Even after Brazil’s corruption was revealed, the police department refused to share the internal affairs investigation that would have helped Lucien, said his attorney, Dennis Toomey.
Bless outgoing Suffolk County District Attorney Rachael Rollins, soon to be the state’s US Attorney, for making the integrity of past convictions a priority.
The misconduct of officers like Brazil should prompt scrutiny of every single conviction they helped win.
But bad apples don’t just appear out of thin air. They grow on trees, with roots and branches to sustain them. It takes an entire system to create the disaster of a wrongful conviction. And unless we treat the entire system, it’ll keep happening.
Veteran defense attorney James Doyle is an evangelist for this big-picture approach: “Even after you exorcize Jack Brazil or George Foley, you’re still left with the conditions and influences that made them do what they did, which made sure nobody caught them,” he said.
Preventing future disasters means not just looking back, but forward too. It’s been more than two decades since these detectives did their worst, but we need to know how much has truly changed.
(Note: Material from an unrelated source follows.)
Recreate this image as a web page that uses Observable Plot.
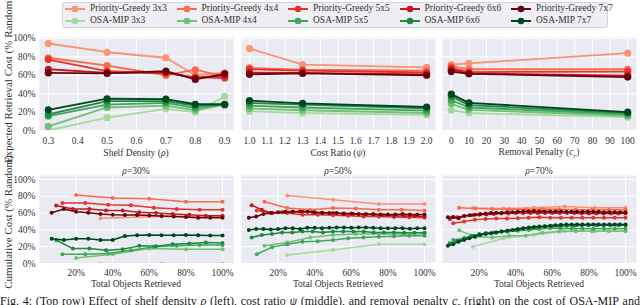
<!DOCTYPE html>
<html><head><meta charset="utf-8">
<script src="https://cdn.jsdelivr.net/npm/d3@7"></script>
<script src="https://cdn.jsdelivr.net/npm/@observablehq/plot@0.6"></script>
<style>
body{margin:0;width:640px;height:305px;overflow:hidden;position:relative;background:#fff;font-family:"Liberation Serif","Times New Roman",serif;color:#333}
.lbl{position:absolute;font-size:9.5px;white-space:nowrap;transform:translate(-50%,-50%);color:#333;line-height:1}
.ylbl{position:absolute;font-size:11px;white-space:nowrap;transform:translate(-50%,-50%) rotate(-90deg);color:#333;line-height:1}
#legend{position:absolute;left:62px;top:2px;width:546px;height:26px;border:1px solid #d2d2d8;border-radius:3px;background:#eeeef4;box-sizing:border-box}
.entry{position:absolute;font-size:9.5px;white-space:nowrap;display:flex;align-items:center;gap:5px;line-height:1}
#caption{position:absolute;left:0;top:294px;width:640px;display:flex;justify-content:space-between;font-size:12px;white-space:nowrap;color:#222;line-height:1.2}
</style></head><body>
<script>
// ---------- data ----------
const sizes = ["3x3", "4x4", "5x5", "6x6", "7x7"];
const redColors = ["#fc9272", "#fb6a4a", "#e5332a", "#c8171c", "#6a0510"];
const greenColors = ["#a5d99e", "#6fc173", "#3ea75a", "#1c8a43", "#00451c"];

// Top row
const density = [0.3, 0.5, 0.7, 0.8, 0.9];
const densityPG = [
  [0.945, 0.85, 0.79, 0.60, 0.63],
  [0.79, 0.705, 0.60, 0.66, 0.585],
  [0.77, 0.645, 0.62, 0.58, 0.57],
  [0.665, 0.625, 0.63, 0.57, 0.60],
  [0.625, 0.62, 0.645, 0.555, 0.615]
];
const densityOSA = [
  [0.0, 0.14, 0.235, 0.20, 0.37],
  [0.045, 0.25, 0.27, 0.22, 0.28],
  [0.155, 0.28, 0.30, 0.245, 0.28],
  [0.175, 0.32, 0.32, 0.27, 0.28],
  [0.225, 0.345, 0.34, 0.285, 0.285]
];
const costRatio = [1.0, 1.3, 2.0];
const costPG = [
  [0.89, 0.715, 0.685],
  [0.68, 0.66, 0.65],
  [0.665, 0.65, 0.63],
  [0.63, 0.625, 0.61],
  [0.61, 0.62, 0.60]
];
const costOSA = [
  [0.21, 0.19, 0.17],
  [0.24, 0.22, 0.19],
  [0.27, 0.25, 0.215],
  [0.30, 0.28, 0.24],
  [0.325, 0.295, 0.255]
];
const penalty = [0, 10, 100];
const penaltyPG = [
  [0.715, 0.73, 0.84],
  [0.70, 0.665, 0.665],
  [0.68, 0.635, 0.64],
  [0.66, 0.62, 0.595],
  [0.64, 0.615, 0.58]
];
const penaltyOSA = [
  [0.22, 0.19, 0.145],
  [0.29, 0.225, 0.16],
  [0.33, 0.25, 0.175],
  [0.37, 0.275, 0.19],
  [0.395, 0.30, 0.20]
];

// Bottom row: cumulative cost after each retrieved object (x = k / n)
const cum30PG = [
  [0.54, 0.56, 0.56],
  [0.815, 0.78, 0.77, 0.735, 0.735],
  [0.72, 0.72, 0.70, 0.695, 0.665, 0.65, 0.64, 0.64],
  [0.69, 0.65, 0.65, 0.63, 0.63, 0.61, 0.60, 0.59, 0.58, 0.57, 0.57],
  [0.605, 0.65, 0.617, 0.605, 0.59, 0.58, 0.577, 0.577, 0.573, 0.565, 0.56, 0.553, 0.545, 0.545, 0.545]
];
const cum30OSA = [
  [0.0, 0.0, 0.0],
  [0.065, 0.11, 0.18, 0.17, 0.17],
  [0.11, 0.11, 0.12, 0.158, 0.198, 0.21, 0.22, 0.22],
  [0.28, 0.178, 0.178, 0.158, 0.17, 0.21, 0.205, 0.23, 0.237, 0.25, 0.245],
  [0.296, 0.28, 0.296, 0.296, 0.28, 0.28, 0.328, 0.336, 0.34, 0.336, 0.336, 0.34, 0.336, 0.332, 0.332]
];
const cum50PG = [
  [0.81, 0.76, 0.71, 0.71],
  [0.735, 0.66, 0.64, 0.66, 0.655, 0.64, 0.64, 0.63],
  [0.63, 0.60, 0.60, 0.58, 0.58, 0.575, 0.57, 0.56, 0.56, 0.555, 0.55, 0.545],
  [0.695, 0.64, 0.60, 0.61, 0.61, 0.62, 0.61, 0.60, 0.60, 0.59, 0.59, 0.58, 0.58, 0.575, 0.57, 0.565, 0.565, 0.56],
  [0.545, 0.56, 0.59, 0.60, 0.61, 0.615, 0.62, 0.62, 0.615, 0.61, 0.605, 0.60, 0.60, 0.595, 0.595, 0.59, 0.59, 0.59, 0.585, 0.585, 0.585, 0.59, 0.585, 0.585, 0.585]
];
const cum50OSA = [
  [0.10, 0.16, 0.23, 0.23],
  [0.21, 0.25, 0.31, 0.34, 0.35, 0.355, 0.35, 0.35],
  [0.11, 0.195, 0.23, 0.26, 0.265, 0.28, 0.30, 0.31, 0.32, 0.325, 0.33, 0.33],
  [0.31, 0.34, 0.35, 0.37, 0.37, 0.38, 0.38, 0.37, 0.38, 0.38, 0.38, 0.38, 0.37, 0.37, 0.37, 0.365, 0.365, 0.365],
  [0.40, 0.41, 0.41, 0.405, 0.41, 0.42, 0.42, 0.41, 0.425, 0.425, 0.42, 0.425, 0.43, 0.43, 0.425, 0.43, 0.43, 0.425, 0.42, 0.42, 0.42, 0.42, 0.415, 0.42, 0.42]
];
const cum70PG = [
  [0.66, 0.655, 0.665, 0.68, 0.665, 0.665],
  [0.665, 0.655, 0.65, 0.645, 0.645, 0.65, 0.645, 0.64, 0.64, 0.64, 0.64],
  [0.48, 0.50, 0.52, 0.53, 0.535, 0.535, 0.54, 0.545, 0.55, 0.545, 0.545, 0.545, 0.545, 0.545, 0.545, 0.545, 0.545],
  [0.53, 0.55, 0.565, 0.575, 0.58, 0.585, 0.59, 0.595, 0.595, 0.60, 0.60, 0.60, 0.60, 0.60, 0.60, 0.60, 0.60, 0.60, 0.595, 0.595, 0.595, 0.595, 0.595, 0.595, 0.595],
  [0.55, 0.555, 0.54, 0.565, 0.575, 0.58, 0.59, 0.595, 0.60, 0.605, 0.605, 0.61, 0.61, 0.615, 0.62, 0.62, 0.625, 0.62, 0.62, 0.62, 0.62, 0.62, 0.615, 0.615, 0.615, 0.615, 0.615, 0.615, 0.615, 0.61, 0.61, 0.61, 0.61, 0.61]
];
const cum70OSA = [
  [0.20, 0.30, 0.34, 0.385, 0.385, 0.385],
  [0.395, 0.32, 0.31, 0.33, 0.33, 0.365, 0.38, 0.385, 0.385, 0.385, 0.385],
  [0.28, 0.30, 0.33, 0.36, 0.37, 0.38, 0.39, 0.40, 0.41, 0.42, 0.42, 0.415, 0.415, 0.415, 0.415, 0.415, 0.415],
  [0.24, 0.27, 0.30, 0.33, 0.35, 0.36, 0.37, 0.38, 0.39, 0.40, 0.41, 0.42, 0.43, 0.44, 0.445, 0.445, 0.45, 0.45, 0.455, 0.455, 0.455, 0.455, 0.455, 0.455, 0.455],
  [0.21, 0.23, 0.26, 0.28, 0.30, 0.32, 0.34, 0.35, 0.36, 0.37, 0.38, 0.39, 0.40, 0.41, 0.42, 0.43, 0.435, 0.44, 0.445, 0.45, 0.455, 0.46, 0.465, 0.465, 0.465, 0.465, 0.465, 0.465, 0.465, 0.465, 0.465, 0.465, 0.465, 0.465]
];

const yTicks = [0, 0.2, 0.4, 0.6, 0.8, 1.0];
const densityTicks = [0.3, 0.4, 0.5, 0.6, 0.7, 0.8, 0.9];
const costTicks = [1.0, 1.1, 1.2, 1.3, 1.4, 1.5, 1.6, 1.7, 1.8, 1.9, 2.0];
const penaltyTicks = [0, 10, 20, 30, 40, 50, 60, 70, 80, 90, 100];
const fracTicks = [0.2, 0.4, 0.6, 0.8, 1.0];

// ---------- drawing ----------
const frames = [[39, 233], [241, 435], [442, 636]];

function seriesFrom(xs, pg, osa) {
  const out = [];
  sizes.forEach((s, i) => {
    out.push({color: redColors[i], data: pg[i].map((v, j) => ({x: xs[j], y: v}))});
  });
  sizes.forEach((s, i) => {
    out.push({color: greenColors[i], data: osa[i].map((v, j) => ({x: xs[j], y: v}))});
  });
  return out;
}
function cumSeries(pg, osa) {
  const out = [];
  sizes.forEach((s, i) => {
    out.push({color: redColors[i], data: pg[i].map((v, j, a) => ({x: (j + 1) / a.length, y: v}))});
  });
  sizes.forEach((s, i) => {
    out.push({color: greenColors[i], data: osa[i].map((v, j, a) => ({x: (j + 1) / a.length, y: v}))});
  });
  return out;
}

function panel({col, top, bottom, xDomain, xTicks, xFmt, yDomain, series, r, sw, xPad}) {
  const [l, rr] = frames[col];
  const mL = 40, mR = 4, mT = 4, mB = 20;
  const marks = [
    Plot.frame({fill: "#eaeaf2", stroke: null}),
    Plot.gridX(xTicks, {stroke: "#fff", strokeOpacity: 1, strokeWidth: 1}),
    Plot.gridY(yTicks, {stroke: "#fff", strokeOpacity: 1, strokeWidth: 1}),
    Plot.axisX(xTicks, {tickSize: 0, tickPadding: xPad, tickFormat: xFmt, label: null, fontSize: 9.5})
  ];
  if (col === 0) marks.push(Plot.axisY(yTicks, {tickSize: 0, tickPadding: 4, tickFormat: d3.format(".0%"), label: null, fontSize: 9.5}));
  for (const s of series) {
    marks.push(Plot.line(s.data, {x: "x", y: "y", stroke: s.color, strokeWidth: sw, clip: true}));
    marks.push(Plot.dot(s.data, {x: "x", y: "y", fill: s.color, r, stroke: null, clip: true}));
  }
  const chart = Plot.plot({
    width: rr - l + mL + mR, height: bottom - top + mT + mB,
    marginLeft: mL, marginRight: mR, marginTop: mT, marginBottom: mB,
    x: {domain: xDomain},
    y: {domain: yDomain, axis: col === 0 ? undefined : null},
    style: {fontFamily: "'Liberation Serif','Times New Roman',serif", fontSize: "9.5px", color: "#333", background: "transparent", overflow: "visible"},
    marks
  });
  chart.style.position = "absolute";
  chart.style.left = (l - mL) + "px";
  chart.style.top = (top - mT) + "px";
  document.body.appendChild(chart);
}

const f1 = d3.format(".1f");
const pct = d3.format(".0%");
panel({col: 0, top: 37, bottom: 130, xDomain: [0.27, 0.93], xTicks: densityTicks, xFmt: f1, yDomain: [0, 1.01], series: seriesFrom(density, densityPG, densityOSA), r: 3.6, sw: 1.8, xPad: 7});
panel({col: 1, top: 37, bottom: 130, xDomain: [0.955, 2.05], xTicks: costTicks, xFmt: f1, yDomain: [0, 1.01], series: seriesFrom(costRatio, costPG, costOSA), r: 3.6, sw: 1.8, xPad: 7});
panel({col: 2, top: 37, bottom: 130, xDomain: [-5, 105], xTicks: penaltyTicks, xFmt: d => d, yDomain: [0, 1.01], series: seriesFrom(penalty, penaltyPG, penaltyOSA), r: 3.6, sw: 1.8, xPad: 7});
panel({col: 0, top: 175, bottom: 263, xDomain: [0, 1.06], xTicks: fracTicks, xFmt: pct, yDomain: [0, 1.048], series: cumSeries(cum30PG, cum30OSA), r: 2, sw: 1.5, xPad: 6});
panel({col: 1, top: 175, bottom: 263, xDomain: [0, 1.06], xTicks: fracTicks, xFmt: pct, yDomain: [0, 1.048], series: cumSeries(cum50PG, cum50OSA), r: 2, sw: 1.5, xPad: 6});
panel({col: 2, top: 175, bottom: 263, xDomain: [0, 1.06], xTicks: fracTicks, xFmt: pct, yDomain: [0, 1.048], series: cumSeries(cum70PG, cum70OSA), r: 2, sw: 1.5, xPad: 6});

// ---------- text ----------
function addLabel(html, x, y, cls) {
  const d = document.createElement("div");
  d.className = cls || "lbl";
  d.innerHTML = html;
  d.style.left = x + "px";
  d.style.top = y + "px";
  document.body.appendChild(d);
}
addLabel("Shelf Density (<i>ρ</i>)", 136, 154);
addLabel("Cost Ratio (<i>ψ</i>)", 338, 154);
addLabel("Removal Penalty (<i>c<sub style='font-size:7px'>r</sub></i>)", 539, 154);
addLabel("<i>ρ</i>=30%", 136, 172);
addLabel("<i>ρ</i>=50%", 338, 172);
addLabel("<i>ρ</i>=70%", 539, 172);
addLabel("Total Objects Retrieved", 136, 285);
addLabel("Total Objects Retrieved", 338, 285);
addLabel("Total Objects Retrieved", 539, 285);
addLabel("Expected Retrieval Cost (% Random)", 8, 80, "ylbl");
addLabel("Cumulative Cost (% Random)", 8, 222, "ylbl");

// legend
const legend = document.createElement("div");
legend.id = "legend";
document.body.appendChild(legend);
const algos = [["Priority-Greedy", redColors], ["OSA-MIP", greenColors]];
algos.forEach(([name, cols], row) => {
  sizes.forEach((s, i) => {
    const e = document.createElement("div");
    e.className = "entry";
    e.style.left = (2 + i * 111.5) + "px";
    e.style.top = (row === 0 ? 1 : 13) + "px";
    e.style.height = "10px";
    e.innerHTML = `<svg width="20" height="8"><line x1="0" y1="4" x2="20" y2="4" stroke="${cols[i]}" stroke-width="2"/><circle cx="10" cy="4" r="3.3" fill="${cols[i]}"/></svg><span>${name} ${s}</span>`;
    legend.appendChild(e);
  });
});

// caption (first line, cut by the page edge as in the reference)
const cap = document.createElement("div");
cap.id = "caption";
const words = ["Fig.", "4:", "(Top", "row)", "Effect", "of", "shelf", "density", "<i>ρ</i>", "(left),", "cost", "ratio", "<i>ψ</i>", "(middle),", "and", "removal", "penalty", "<i>c<sub style='font-size:8px'>r</sub></i>", "(right)", "on", "the", "cost", "of", "OSA-MIP", "and"];
cap.innerHTML = words.map(w => `<span>${w}</span>`).join("");
document.body.appendChild(cap);
</script>
</body></html>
Doyle’s proposal: What if we got all of the major players together — representatives of the police, prosecutors, the courts, defense attorneys, and the community, among others — and really looked at what went wrong in Lucien’s case, and what they could change so that more future cases go right?
By all means, let’s identify the obvious villains.
But so much more than Brazil had to go wrong here. His corruption had to be an open secret in the department. Why was he invincible for so long? Why did Foley’s superiors give him the benefit of the doubt? Why did the prosecutors and judges make the decisions they did? Most importantly: Could this happen again?
If we were ever going to do things differently, now is the time. Boston has in new mayor Michelle Wu a big-picture thinker eager to make momentous change. She will choose the city’s new police commissioner. And we will soon have a new Suffolk County DA.
It’s tempting to see what happened almost three decades ago as ancient history. But this isn’t over for Lucien, who will never get those 27 years back. And it sure isn’t over for those who loved the victim in this case, who still believe Lucien killed him.
They, and we, deserve a proper accounting — one that will make everyone safer."